The lines from the beginning of the records below through the one holding "82, 345, 379];" are to be copied exactly; leave the pictures out.

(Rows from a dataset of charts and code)
- - -

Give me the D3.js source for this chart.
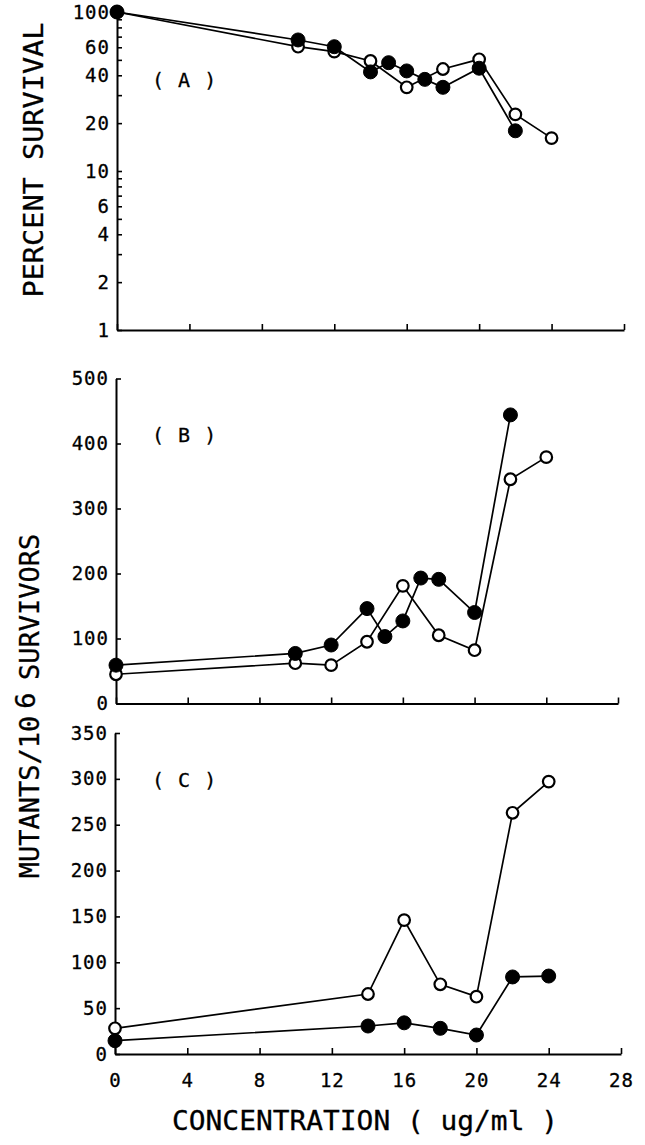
<!DOCTYPE html>
<html>
<head>
<meta charset="utf-8">
<script src="https://cdn.jsdelivr.net/npm/d3@7"></script>
<style>
  html, body { margin: 0; padding: 0; background: #fff; }
  svg { display: block; }
</style>
</head>
<body>
<div id="chart"></div>
<script>
// concentration (ug/ml) for each series
var concClosedA = [0, 10, 12, 14, 15, 16, 17, 18, 20, 22];
var survClosed  = [100, 66.7, 60.5, 42, 48, 42.6, 37.7, 33.6, 44.3, 17.9];
var concOpenA   = [0, 10, 12, 14, 16, 18, 20, 22, 24];
var survOpen    = [100, 60.5, 56.3, 49.2, 33.6, 43.8, 50.4, 22.7, 16.1];

var concClosedB  = [0, 10, 12, 14, 15, 16, 17, 18, 20, 22];
var mutSurvClosed = [59, 77, 90, 146, 103, 127, 193, 191, 140, 444];
var concOpenB    = [0, 10, 12, 14, 16, 18, 20, 22, 24];
var mutSurvOpen  = [45, 62, 59, 95, 181, 105, 82, 345, 379];

var concC       = [0, 14, 16, 18, 20, 22, 24];
var mutClosed   = [14.5, 30.5, 34, 28, 20.7, 84, 85];
var mutOpen     = [28, 65.4, 146, 76, 62.5, 263, 297];

var xTicks  = [0, 4, 8, 12, 16, 20, 24, 28];
var yTicksA = [1, 2, 3, 4, 5, 6, 7, 8, 9, 10, 20, 30, 40, 50, 60, 70, 80, 90, 100];
var yLabelsA = [1, 2, 4, 6, 10, 20, 40, 60, 100];
var yTicksB = [0, 100, 200, 300, 400, 500];
var yTicksC = [0, 50, 100, 150, 200, 250, 300, 350];

var font = 'DejaVu Sans Mono';
var W = 645, H = 1145;

var svg = d3.select('#chart').append('svg')
  .attr('width', W)
  .attr('height', H)
  .attr('font-family', font);

// panel geometry
var panels = [
  { name: 'A', x: [117, 624], y: [330, 12], log: true, yDomain: [1, 100],
    ticks: yTicksA, series: [[concOpenA, survOpen, false], [concClosedA, survClosed, true]],
    labelY: 87, xLabels: false },
  { name: 'B', x: [116, 618], y: [703.5, 378.5], log: false, yDomain: [0, 500],
    ticks: yTicksB, series: [[concOpenB, mutSurvOpen, false], [concClosedB, mutSurvClosed, true]],
    labelY: 442, xLabels: false },
  { name: 'C', x: [115, 621], y: [1054, 733], log: false, yDomain: [0, 350],
    ticks: yTicksC, series: [[concC, mutOpen, false], [concC, mutClosed, true]],
    labelY: 787, xLabels: true }
];

panels.forEach(function (p) {
  var x = d3.scaleLinear().domain([0, 28]).range(p.x);
  var y = (p.log ? d3.scaleLog() : d3.scaleLinear()).domain(p.yDomain).range(p.y);
  var g = svg.append('g').attr('class', 'panel-' + p.name);

  // x axis
  var xAxis = d3.axisBottom(x)
    .tickValues(xTicks)
    .tickSizeInner(-6)
    .tickSizeOuter(0)
    .tickPadding(20)
    .tickFormat(p.xLabels ? d3.format('d') : '');
  var gx = g.append('g')
    .attr('transform', 'translate(0,' + p.y[0] + ')')
    .call(xAxis);

  // y axis
  var yAxis = d3.axisLeft(y)
    .tickValues(p.ticks)
    .tickSizeInner(-5)
    .tickSizeOuter(0)
    .tickPadding(7)
    .tickFormat(function (d) {
      if (p.log) return yLabelsA.indexOf(d) > -1 ? d : '';
      return d;
    });
  var gy = g.append('g')
    .attr('transform', 'translate(' + p.x[0] + ',0)')
    .call(yAxis);

  [gx, gy].forEach(function (a) {
    a.select('.domain').attr('stroke', '#000').attr('stroke-width', 2);
    a.selectAll('.tick line').attr('stroke', '#000').attr('stroke-width', 1.6);
    a.selectAll('.tick text')
      .attr('fill', '#000')
      .attr('font-family', font)
      .attr('font-size', 19)
      .attr('letter-spacing', 1)
      .attr('stroke', '#000')
      .attr('stroke-width', 0.3);
  });

  // panel label
  g.append('text')
    .attr('x', 152)
    .attr('y', p.labelY)
    .attr('font-size', 20)
    .attr('letter-spacing', 1)
    .attr('fill', '#000')
    .attr('stroke', '#000')
    .attr('stroke-width', 0.3)
    .attr('xml:space', 'preserve')
    .text('( ' + p.name + ' )');

  var line = d3.line()
    .x(function (d) { return x(d[0]); })
    .y(function (d) { return y(d[1]); });

  p.series.forEach(function (s) {
    var pts = s[0].map(function (c, i) { return [c, s[1][i]]; });
    g.append('path')
      .datum(pts)
      .attr('d', line)
      .attr('fill', 'none')
      .attr('stroke', '#000')
      .attr('stroke-width', 1.7);
  });

  p.series.forEach(function (s) {
    var pts = s[0].map(function (c, i) { return [c, s[1][i]]; });
    g.selectAll(null)
      .data(pts)
      .enter().append('circle')
      .attr('cx', function (d) { return x(d[0]); })
      .attr('cy', function (d) { return y(d[1]); })
      .attr('r', s[2] ? 7 : 5.8)
      .attr('fill', s[2] ? '#000' : '#fff')
      .attr('stroke', '#000')
      .attr('stroke-width', s[2] ? 1 : 2.2);
  });
});

// axis titles
svg.append('text')
  .attr('transform', 'translate(43,160) rotate(-90)')
  .attr('text-anchor', 'middle')
  .attr('font-size', 27)
  .attr('stroke', '#000')
  .attr('stroke-width', 0.3)
  .attr('textLength', 275)
  .attr('lengthAdjust', 'spacingAndGlyphs')
  .text('PERCENT SURVIVAL');

var t2 = svg.append('text')
  .attr('transform', 'translate(39,706) rotate(-90)')
  .attr('text-anchor', 'middle')
  .attr('font-size', 27)
  .attr('stroke', '#000')
  .attr('stroke-width', 0.3);
t2.append('tspan').text('MUTANTS/10');
t2.append('tspan').attr('dy', -4).attr('dx', 7).text('6');
t2.append('tspan').attr('dy', 4).attr('dx', -4).text(' SURVIVORS');

svg.append('text')
  .attr('x', 365)
  .attr('y', 1130)
  .attr('text-anchor', 'middle')
  .attr('font-size', 27)
  .attr('stroke', '#000')
  .attr('stroke-width', 0.3)
  .attr('textLength', 386)
  .attr('lengthAdjust', 'spacingAndGlyphs')
  .attr('xml:space', 'preserve')
  .text('CONCENTRATION ( ug/ml )');
</script>
</body>
</html>
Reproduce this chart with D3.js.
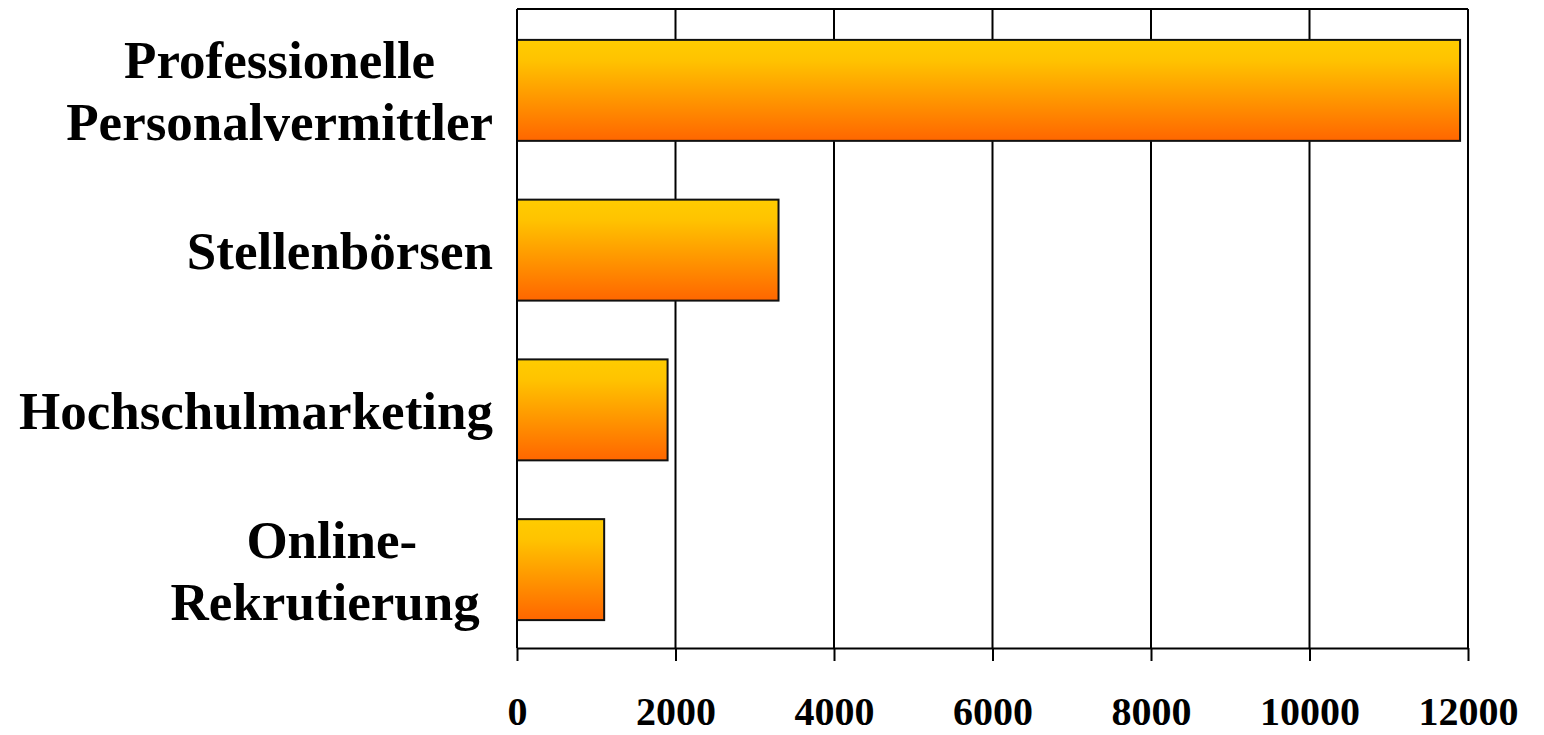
<!DOCTYPE html>
<html>
<head>
<meta charset="utf-8">
<script src="https://cdn.jsdelivr.net/npm/d3@7"></script>
<style>
  html, body { margin: 0; padding: 0; background: #ffffff; }
  svg { display: block; }
</style>
</head>
<body>
<svg id="chart" width="1544" height="735"></svg>
<script>
// Category labels (line-broken as shown on the axis) and their values
const categories = [
  ["Professionelle", "Personalvermittler"],
  ["Stellenbörsen"],
  ["Hochschulmarketing"],
  ["Online-", "Rekrutierung\u00a0"]
];
const values = [11900, 3300, 1900, 1100];
const tickValues = [0, 2000, 4000, 6000, 8000, 10000, 12000];

const svg = d3.select("#chart");
const plot = { left: 517, right: 1468, top: 9, bottom: 648 };

const x = d3.scaleLinear().domain([0, 12000]).range([plot.left, plot.right]);
const y = d3.scaleBand()
  .domain(d3.range(categories.length))
  .range([plot.top + 1.5, plot.bottom + 1.5])
  .paddingInner(0.368)
  .paddingOuter(0.184);

// Vertical orange gradient used by every bar
const defs = svg.append("defs");
const grad = defs.append("linearGradient")
  .attr("id", "barFill").attr("x1", 0).attr("y1", 0).attr("x2", 0).attr("y2", 1);
grad.append("stop").attr("offset", "0%").attr("stop-color", "#ffcc00");
grad.append("stop").attr("offset", "20%").attr("stop-color", "#ffc300");
grad.append("stop").attr("offset", "100%").attr("stop-color", "#ff6600");

// Vertical gridlines
svg.append("g")
  .selectAll("line")
  .data(tickValues)
  .join("line")
  .attr("x1", d => x(d)).attr("x2", d => x(d))
  .attr("y1", plot.top).attr("y2", plot.bottom)
  .attr("stroke", "#000").attr("stroke-width", 2);

// Top frame line
svg.append("line")
  .attr("x1", plot.left).attr("x2", plot.right)
  .attr("y1", plot.top).attr("y2", plot.top)
  .attr("stroke", "#000").attr("stroke-width", 2);

// Bars
svg.append("g")
  .selectAll("rect")
  .data(values)
  .join("rect")
  .attr("x", x(0))
  .attr("y", (d, i) => y(i))
  .attr("width", d => x(d) - x(0))
  .attr("height", y.bandwidth())
  .attr("fill", "url(#barFill)")
  .attr("stroke", "#111")
  .attr("stroke-width", 2);

// Bottom value axis
const xAxis = d3.axisBottom(x)
  .tickValues(tickValues)
  .tickFormat(d3.format("d"))
  .tickSizeInner(13)
  .tickSizeOuter(0)
  .tickPadding(36);
const gx = svg.append("g")
  .attr("transform", `translate(0,${plot.bottom})`)
  .call(xAxis);
gx.select(".domain").attr("stroke", "#000").attr("stroke-width", 2);
gx.selectAll(".tick line").attr("stroke", "#000").attr("stroke-width", 2);
gx.selectAll(".tick text")
  .attr("fill", "#000")
  .style("font-family", "'Liberation Serif', 'Times New Roman', serif")
  .style("font-weight", "bold")
  .style("font-size", "40px");

// Left axis line
svg.append("line")
  .attr("x1", plot.left).attr("x2", plot.left)
  .attr("y1", plot.top).attr("y2", plot.bottom)
  .attr("stroke", "#000").attr("stroke-width", 2);

// Category labels: lines centred within a block whose right edge sits next to the axis
const labelRight = 493;
const lineGap = 62;
const labels = svg.append("g")
  .style("font-family", "'Liberation Serif', 'Times New Roman', serif")
  .style("font-weight", "bold")
  .style("font-size", "53px")
  .attr("fill", "#000");

categories.forEach((lines, i) => {
  const cy = y(i) + y.bandwidth() / 2;
  const g = labels.append("g");
  const texts = g.selectAll("text")
    .data(lines)
    .join("text")
    .attr("text-anchor", "middle")
    .attr("y", (d, k) => cy + 19 + (k - (lines.length - 1) / 2) * lineGap)
    .text(d => d);
  const widest = d3.max(texts.nodes(), n => n.getComputedTextLength());
  texts.attr("x", labelRight - widest / 2);
});
</script>
</body>
</html>
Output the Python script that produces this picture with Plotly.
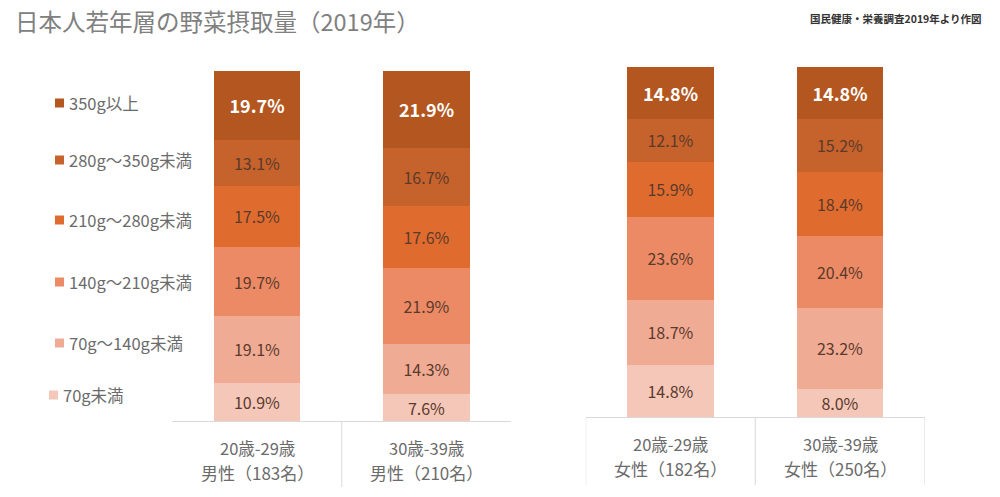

- - -

■ **Task solution**
Give me the D3.js source for this chart.
<!DOCTYPE html>
<html>
<head>
<meta charset="utf-8">
<script src="https://cdn.jsdelivr.net/npm/d3@7"></script>
<style>
  html, body { margin: 0; padding: 0; background: #fff; }
  svg { display: block; }
</style>
</head>
<body>
<div id="chart"></div>
<script>
// concentration (ug/ml) for each series
var concClosedA = [0, 10, 12, 14, 15, 16, 17, 18, 20, 22];
var survClosed  = [100, 66.7, 60.5, 42, 48, 42.6, 37.7, 33.6, 44.3, 17.9];
var concOpenA   = [0, 10, 12, 14, 16, 18, 20, 22, 24];
var survOpen    = [100, 60.5, 56.3, 49.2, 33.6, 43.8, 50.4, 22.7, 16.1];

var concClosedB  = [0, 10, 12, 14, 15, 16, 17, 18, 20, 22];
var mutSurvClosed = [59, 77, 90, 146, 103, 127, 193, 191, 140, 444];
var concOpenB    = [0, 10, 12, 14, 16, 18, 20, 22, 24];
var mutSurvOpen  = [45, 62, 59, 95, 181, 105, 82, 345, 379];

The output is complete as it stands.